Preparations for D-Day – when image trumped reality

Photo: Sir Martin’s map:  Allied deception plans and Actual Allied operations

375 words / 2 minute read

 …messages decrypted at Bletchley … revealed to the British planners of the Normandy landings that, for the Germans, the First United States Army Group was a reality.  The phantom army group could therefore continue “threatening” Calais.

Not only was a fictitious United States Army Group to participate in these operations, but also an equally fictitious British Twelfth Army, containing, among its forces, the 15th British Motorized Division, the 34th British Infantry Division, the 8th British Armored Division, and the 7th Polish Infantry Division, all apparently equipped, deployed, moved, trained, and communicated with, and yet existing only on paper.

A separate deception army was set up in Scotland,  intended to give verisimilitude to an Allied amphibious landing on the coast of Norway.  German Intelligence worked hard to identify as many of its units as possible, and it succeeded in locating, among entirely fictional units, the First Norwegian Army, the 12th Norwegian Infantry Brigade, the 2nd Polish Infantry Division, the Polish Parachute Brigade, two American Infantry Divisions, and a British Army Corps

By reading Germany’s own top-secret messages that the Combined Chiefs of Staff would know whether the Germans had been taken in by Fortitude and by the other deceptions that were intended to ensure the widest possible dispersion of German forces by a skillfully leaked set of eight separate British landings.  Each of these landings was a figment of the imagination, and deception skills, of the London Controlling Section under Colonel Bevan.  As well as Fortitude South, pointing to the Pas-de-Calais as the cross-Channel destination, there was Fortitude North against central Norway, centered on Trondheim; Operation Graffham, against central Sweden; Operation Royal Flush, against the coastlines of three neutral countries:  Sweden, Spain, or Turkey; Operation Zeppelin, a triple assault against the Romanian Black Sea coast, Crete, and the western coastline of Greece and Albania; Operation Ironside against Bordeaux; Operation Vendetta, against Marseille; and Operation Ferdinand against Rome.

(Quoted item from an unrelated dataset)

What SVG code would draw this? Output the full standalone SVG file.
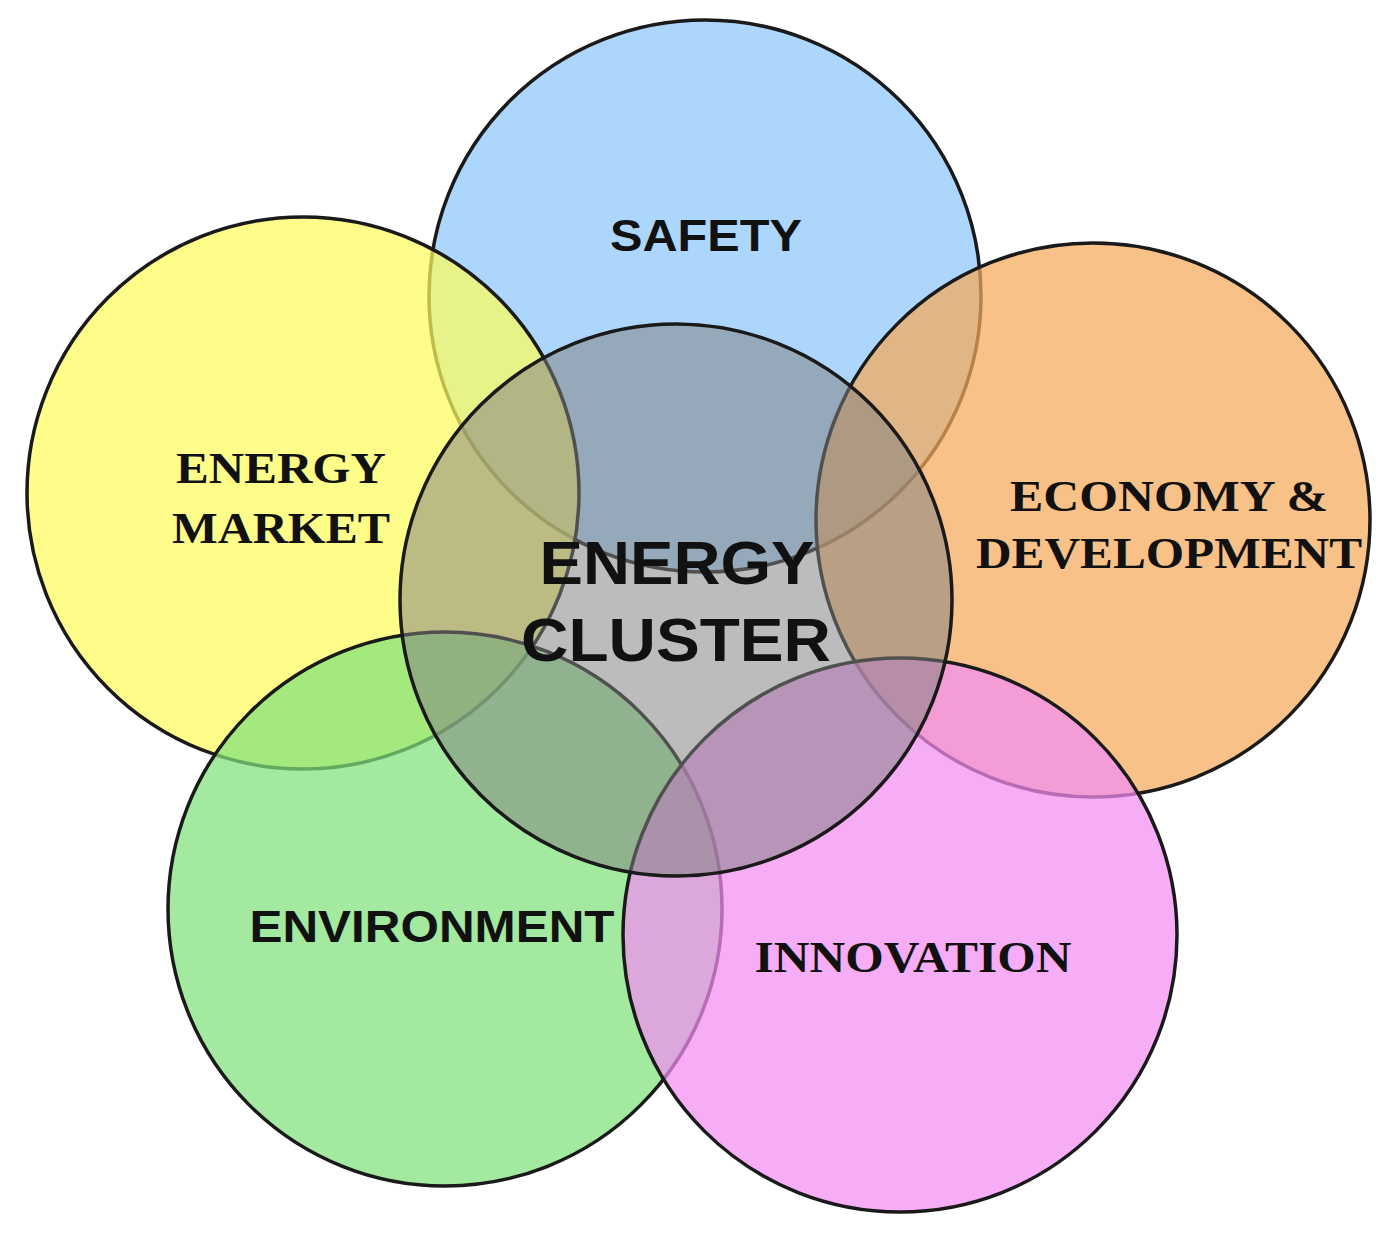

A careful scrutiny at Bletchley of the Ultra decrypts revealed just how seriously the Germans were taking these nonexistent threats.  Reports had been received, Churchill told General Sir Maitland Wilson, Commander-in-Chief of the British forces in the Mediterranean, “that the islands off the Dalmatian coast are being equipped with naval guns.”  Churchill’s telegram was dated February 13; Ultra was his source.